During her freshman season, she wore tape to keep the shoulder in place. She found out she needed surgery after the season. After the May 18 procedure, she wasn’t cleared to play until October of her sophomore year.

“From there until Christmas, she wasn’t very good, but by the time we went to Memphis for the tournament last year, she had come into her own,” Quattlebaum said. “She had some very good games over there and led us the rest of the year.”

While the surgery fixed the issue, Quattlebaum still has the occasional flashback.

“Every once in a while when she hits the floor, she’ll get up shaking her shoulder, and we hold our breath because she hits the floor quite frequently,” he said. “That’s one of the things she needs to improve on.”

Dillard has already drawn scholarship offers from Arkansas State University in Jonesboro; Union University and Austin Peay State University, both in Tennessee; Ouachita Baptist University in Arkadelphia; Harding University in Searcy; and Columbia University in New York City.

“And she’s got another year to get better,” Quattlebaum said. “She’s not getting in any hurry about deciding on anything. She plays [Amateur Athletic Union] ball in the summer, so this coming summer will be a big one for her.”

He said he thinks she is a Division I basketball player and that CAC’s soccer coach, Carter Lambert, agreed that she could play Division I soccer.

“But she’s going to play basketball in college, and I think when that’s all she’s doing, she’ll make another leap,” Quattlebaum said. “There’s no telling how good she can become.

“She’s just an all-around athlete. She has a motor; she never gets tired. She plays on the front of our press, so she’s running all the time. She just never stops.”

Dillard said she doesn’t really have a dream school.

“My options are open and clear, and I’m down to go anywhere, whatever program seems to fit me right, and they like me and I like them,” she said. “I’ve got a year and a couple of months to decide.”

Meanwhile, she sports a 4.0 grade-point average and is involved with Student Council, the History Club, the National Honor Society, Beta Club and Mu Alpha Theta at Mustang Mountain. Just 16, she’s considering physical therapy or something else in the medical field for her life after basketball.

Quattlebaum called Dillard “a great kid.”

“She’s a good student, respectful, easy to coach,” he said. “She has a great attitude.”

Quattlebaum has been her coach since she was in the seventh grade.

“I feel like I’ve had him my whole life,” she said. “He’s more than a coach now. Through the years, we’ve gotten so close. We also go to the same church (Levy Church of Christ). You could say he’s kind of a father figure, but I’d say he’s more of a grandfather figure. He’s getting up there, although he might kill me for saying that.”
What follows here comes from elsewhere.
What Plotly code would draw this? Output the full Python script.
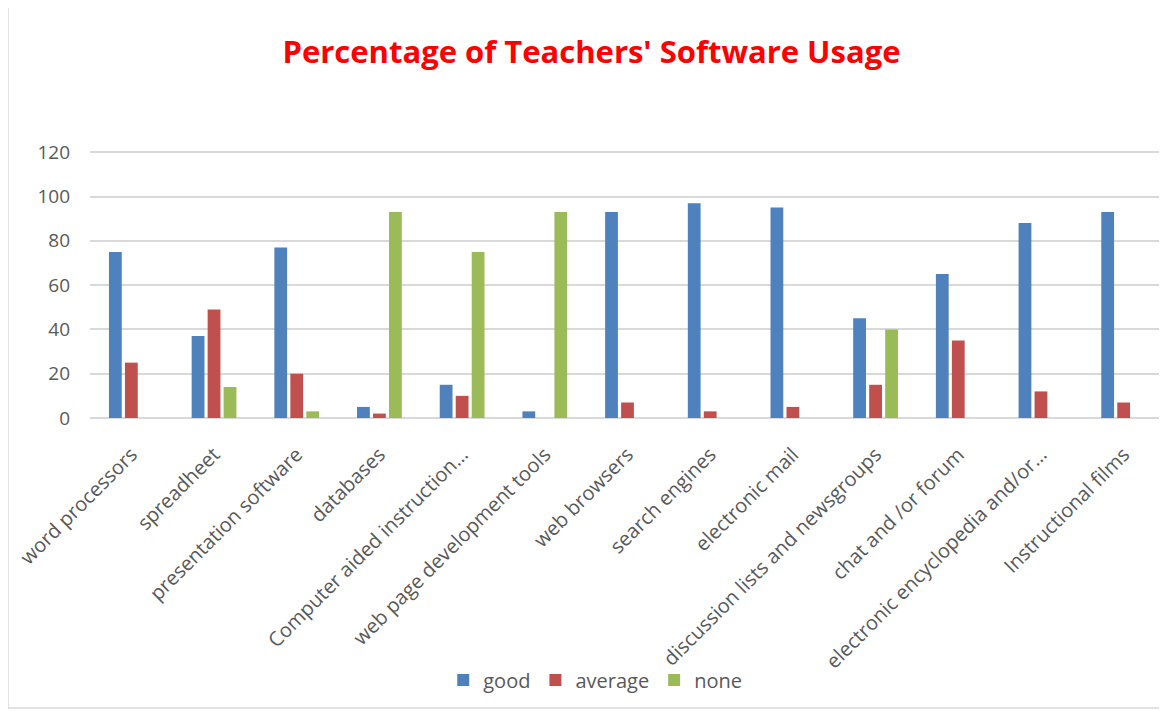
import plotly.graph_objects as go

# Datos
categorias = ["word processors", "spreadheet", "presentation software", "databases",
              "Computer aided instruction…", "web page development tools", "web browsers",
              "search engines", "electronic mail", "discussion lists and newsgroups",
              "chat and /or forum", "electronic encyclopedia and/or…", "Instructional films"]
good = [75, 37, 77, 5, 15, 3, 93, 97, 95, 45, 65, 88, 93]
average = [25, 49, 20, 2, 10, 0, 7, 3, 5, 15, 35, 12, 7]
none = [0, 14, 3, 93, 75, 93, 0, 0, 0, 40, 0, 0, 0]
y_ticks = [0, 20, 40, 60, 80, 100, 120]

fuente = "Open Sans, sans-serif"
gris = "#595959"

fig = go.Figure()
series = [("good", good, "#4F81BD"), ("average", average, "#C0504D"), ("none", none, "#9BBB59")]
for nombre, valores, color in series:
    fig.add_trace(go.Bar(x=categorias, y=valores, name=nombre, marker_color=color,
                         marker_line_width=0))

fig.update_layout(
    width=1167, height=711,
    title=dict(text="<b>Percentage of Teachers' Software Usage</b>", x=0.5, xanchor="center",
               y=0.938, yanchor="middle", font=dict(family=fuente, size=31, color="#FF0000")),
    font=dict(family=fuente, size=19, color=gris),
    plot_bgcolor="white", paper_bgcolor="white",
    barmode="group", bargap=0.42, bargroupgap=0.2,
    margin=dict(l=82, r=10, t=142, b=301, autoexpand=False),
    xaxis=dict(tickangle=-45, showgrid=False, showline=False, ticks="", automargin=False,
               ticklabelstandoff=20, tickfont=dict(size=20, color=gris)),
    yaxis=dict(range=[0, 121], tickvals=y_ticks, showgrid=True, gridcolor="#D9D9D9",
               gridwidth=1.5, zeroline=True, zerolinecolor="#D9D9D9", zerolinewidth=1.5,
               ticks="", automargin=False, ticklabelstandoff=19,
               tickfont=dict(size=19, color=gris)),
    legend=dict(orientation="h", x=0.47, xanchor="center", y=-0.978, yanchor="middle",
                font=dict(size=20, color=gris), itemwidth=30, bgcolor="rgba(0,0,0,0)"),
    shapes=[dict(type="rect", xref="paper", yref="paper", x0=-0.0763, x1=1.2, y0=-1.082, y1=1.6,
                 line=dict(color="#D9D9D9", width=1.5), fillcolor="rgba(0,0,0,0)")],
)

fig.write_html("out.html")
They’re hoping to collaborate to bring a fifth state title to Mustang Mountain this season.

“She’s been a leader her whole life,” the coach said. “She works real hard, and the kids respect that. It was a little hard for her last year being a sophomore with some pretty good senior leaders, but by the end of the year, she was coming into her own.

“This year, she’s our undisputed leader.”

At Mustang Mountain, that’s saying something.